"The Taylor Company: Three Recent Works" is the latest installment in public TV's "Dance in America" series, airing tonight from 9 to 10 p.m. on Channel 26, and there's no way it can be recommended too highly -- this is dance at its finest, and also the televising of dance at its best.

The program, taped at the Radio Canada studios in Montreal, was produced and directed by Pierre Morin, who discloses not only a special sensitivity to dance and to Taylor's choreography in particular, but also a remarkable command of video syntax as applied to dance.

Morin makes you conscious -- though never overly aware -- of TV's strength in dance: the ability to take the viewer up close, and to follow the flow of movement in its primary levels of focus with an almost melodic continuity. He uses camera and editing ploys such as dissolves, superimpositions and overhead angles, but he uses them sparingly and only to assist the eye in appreciating the choreography.

Paul Taylor, it's no news, is one of the century's preeminent choreographers, and he's been on a creative roll now for at least a decade. Three masterworks from 1982 and 1983 are performed by his company here: "Mercuric Tidings" (first movement), "Snow White" and "Sunset." Both the performances and the filming are so artful that the impact from the TV screen is, for once, equal to, and sometimes even stronger than, that from the stage.
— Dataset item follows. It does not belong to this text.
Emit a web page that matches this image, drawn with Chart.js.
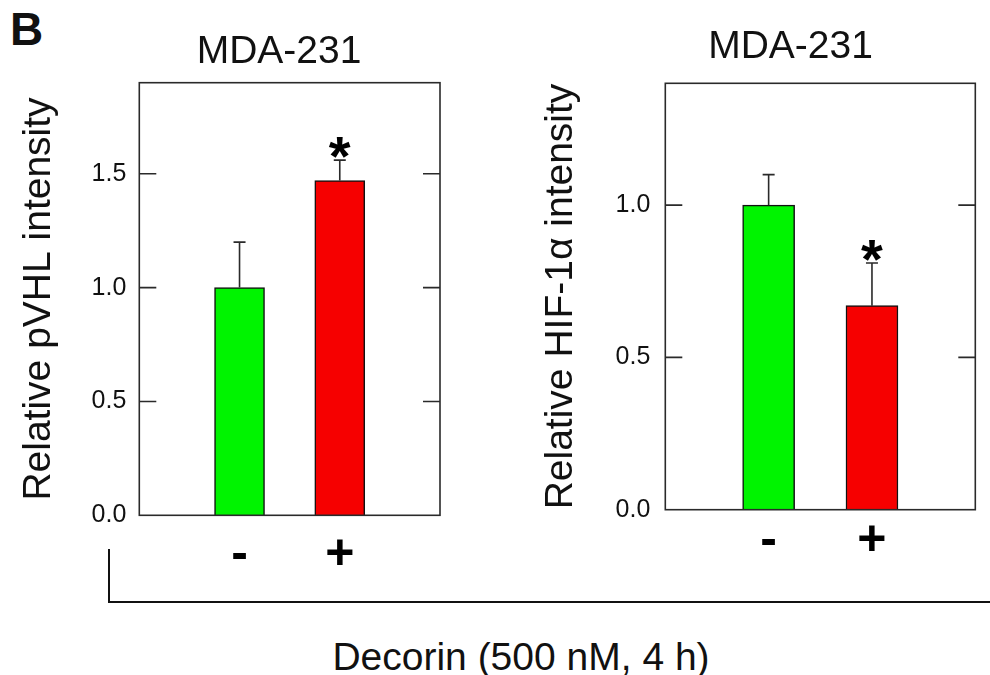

The program has yet another unusual source of appeal -- between the performances, Taylor (interviewed by Holly Brubach) speaks about his life and his work so beguilingly and with such vinegary wit that if you weren't a convert to start with you'd probably end up as one. He talks, for example, about the youthful urge that led him to dance as "a huge, illogical itch," and remembers at one point that "I tried to think of the music I hated the most" because he thought it would provide a good choreographic challenge.
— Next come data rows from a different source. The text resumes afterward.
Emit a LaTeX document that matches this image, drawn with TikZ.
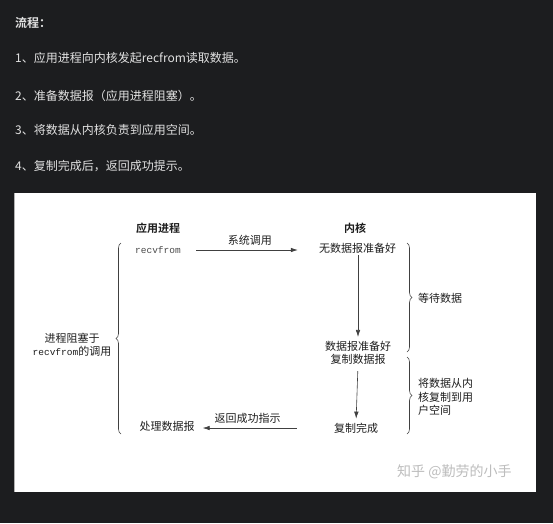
\documentclass[tikz,border=0pt]{standalone}
\usepackage{fontspec}
\newfontfamily\cjk[BoldFont={Noto Sans CJK SC Bold}]{Noto Sans CJK SC}
\newfontfamily\mono{Liberation Mono}
\usetikzlibrary{arrows.meta,decorations.pathreplacing}
\definecolor{pagebg}{HTML}{1C1D1F}
\definecolor{listtext}{HTML}{E2E2E2}
\definecolor{ink}{HTML}{1E1E1E}
\definecolor{mark}{HTML}{BDBDBD}
\begin{document}
\begin{tikzpicture}[x=1pt,y=-1pt,
  listline/.style={font=\cjk\fontsize{12}{14}\selectfont, text=listtext, anchor=west, inner sep=0pt},
  lbl/.style={font=\cjk\fontsize{11}{13.5}\selectfont, text=ink, inner sep=0pt, align=center},
  head/.style={lbl, font=\cjk\bfseries\fontsize{11}{13.5}\selectfont},
  code/.style={font=\mono\fontsize{9.5}{12}\selectfont, text=ink!80, inner sep=0pt},
  arr/.style={draw=ink!85, line width=0.6pt, -{Latex[length=7pt,width=4.5pt]}},
  bracebar/.style={draw=ink!85, line width=0.6pt, decorate, decoration={brace, amplitude=5pt}}
]
% page and white panel
\fill[pagebg] (0,0) rectangle (553,523);
\fill[white] (14,193) rectangle (536,492);
\draw[gray!60, line width=1pt] (14.5,193) -- (14.5,492);

% step list
\node[listline, font=\cjk\bfseries\fontsize{12}{14}\selectfont] (title) at (15,23) {流程：};
\node[listline] (s1) at (15,58) {1、应用进程向内核发起recfrom读取数据。};
\node[listline] (s2) at (15,96) {2、准备数据报（应用进程阻塞）。};
\node[listline] (s3) at (15,130) {3、将数据从内核负责到应用空间。};
\node[listline] (s4) at (15,166) {4、复制完成后，返回成功提示。};

% column heads
\node[head] (app) at (158,228) {应用进程};
\node[head] (kern) at (355,228) {内核};

% application side
\node[code] (recv) at (158,250) {recvfrom};
\node[lbl] (proc) at (167,426) {处理数据报};

% kernel side
\node[lbl] (nodata) at (357.5,248) {无数据报准备好};
\node[lbl] (ready) at (358,353) {数据报准备好\\复制数据报};
\node[lbl] (done) at (356,428) {复制完成};

% calls and returns
\draw[arr, shorten <=15pt, shorten >=21pt] (recv.east) -- (recv.east -| nodata.west)
  node[lbl, midway, above=4pt] (sys) {系统调用};
\draw[arr, shorten <=2pt, shorten >=4pt] (nodata.south -| ready.north) -- (ready.north);
\draw[arr, shorten <=6pt, shorten >=4pt] (ready.south) -- (done.north);
\draw[arr, shorten <=37pt, shorten >=8pt] (done.west) -- (done.west -| proc.east)
  node[lbl, pos=0.62, above=4pt] (ret) {返回成功指示};

% blocking brace
\coordinate (lb1) at (121,434);
\coordinate (lb2) at (121,243);
\draw[bracebar] (lb1) -- (lb2);
\node[lbl] (block) at (72,345) {进程阻塞于\\{\mono\fontsize{9.5}{12}\selectfont recvfrom}的调用};

% kernel braces
\coordinate (rb1) at (407,243);
\coordinate (rb2) at (407,352);
\coordinate (rb3) at (407,357);
\coordinate (rb4) at (407,434);
\draw[bracebar] (rb1) -- (rb2);
\draw[bracebar] (rb3) -- (rb4);
\node[lbl, anchor=west] (wait) at (418,298) {等待数据};
\node[lbl, anchor=west, align=left] (copy) at (418,397) {将数据从内\\核复制到用\\户空间};

% watermark
\node[font=\cjk\fontsize{14}{16}\selectfont, text=mark, inner sep=0pt, anchor=west] (wm) at (397,472) {知乎 @勤劳的小手};
\end{tikzpicture}
\end{document}
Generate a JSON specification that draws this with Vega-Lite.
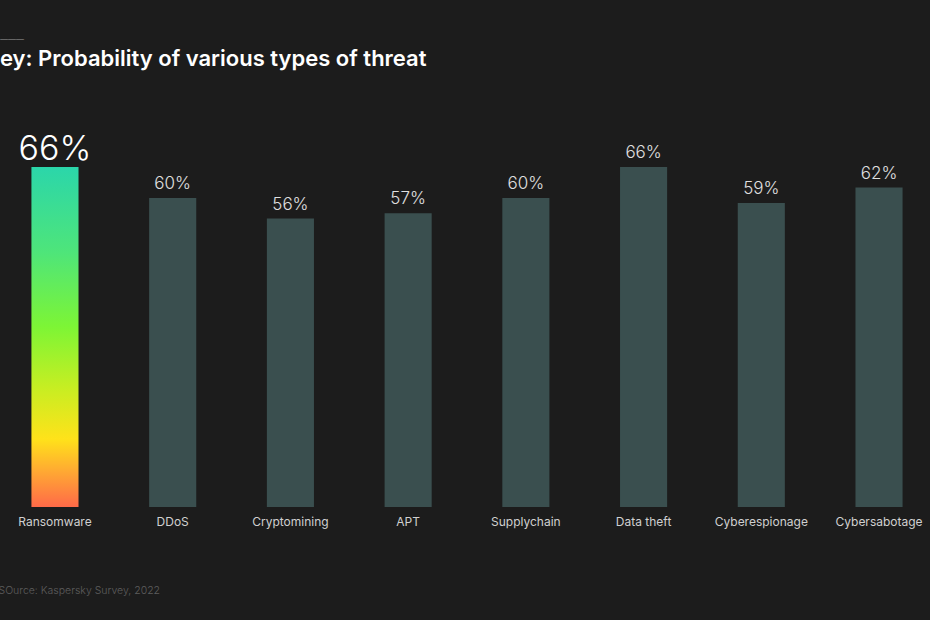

The three works also illustrate the span of Taylor's imagination. "Mercuric Tidings," to an early Schubert symphony, is all cursive lines, sweeping arcs and powdery soft leaps and rebounds. It's at once extremely classical, even balletic, in design, and radiant with an exuberant Schubertian lyricism. "Snow White," by contrast -- set to a humorously choppy Stravinskian score by Donald York -- is a cartoon version of the fairy story, performed by circus zanies; the devilishly acrobatic dances for the dwarfs even includes references to breakdancing.

The best is last -- "Sunset," to music by Elgar and hauntingly wistful loon calls, a distilled drama of parting that seems to compress a lifetime of romantic experience into its brief frame. Against Alex Katz's stylized backdrop of leaves, twigs and a park railing, six soldiers and four women dance out memories of encounter, entanglement and separation. There may be a more potently expressive dance work of the past 50 years or more, but it wouldn't be easy to name one.